Sister began his career in the 1960s, a period marked by significant political turbulence in Brazil with the rise of the Military Dictatorship. His early work was strongly influenced by Pop Art and the New Figuration. Engaged in the student movement, he was arrested and tortured, producing a significant body of work while in prison. After his release, he resumed his artistic career in the early 1980s, coinciding with a resurgence of painting both in Brazil and globally. Since then, his practice has focused on the fundamental elements of painting, such as color and surface, and their relationship with space.

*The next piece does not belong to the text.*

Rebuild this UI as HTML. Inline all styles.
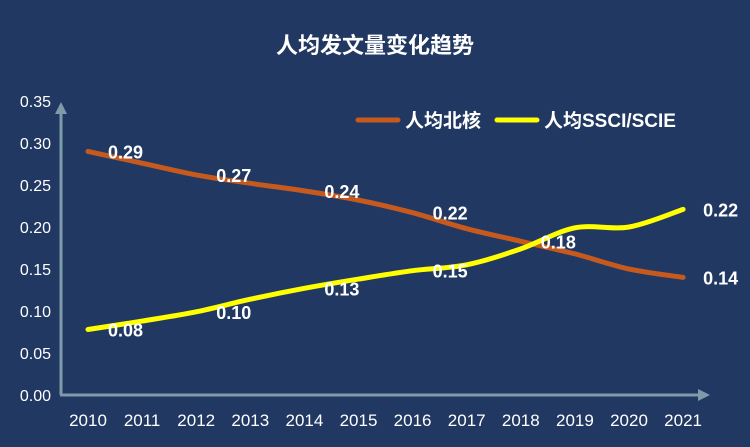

In this exhibition, the paintings on canvas consist of diptychs and polyptychs of distinct colors joined together by metal plates, which are themselves often painted in other colors, creating narrow intervals between the canvases. As described by critic Felipe Scovino: "These pieces demand a modular construction, yet also possess autonomy." While Sister reaffirms the monochrome of each canvas and its flatness, he creates a sort of "break" through these intervals, embracing a sense of three-dimensionality.
Another significant body of work featured in the exhibition is the Caixas (Boxes) series, in which the artist creates structures that resemble wooden boxes used for transporting and storing fruits and vegetables in street markets and supermarkets, painting the strips in different colors. This three-dimensional approach allows for an interaction between the shades, expanding the realm of painting to encompass found objects. The exhibition includes works from the Ripas (Slats) series, which further the investigation of color and three-dimensionality, as well as engage in a dialogue with prominent names from Brazilian art history such as Willys de Castro, along with three paintings made on kozo paper, made from rice fiber, which the artist has used since the late 1980s. Noteworthy for its rarity, kozo paper also stands out for its great flexibility and durability. The works in this series possess a more organic character than his earlier works, showing greater freedom and less geometric rigor.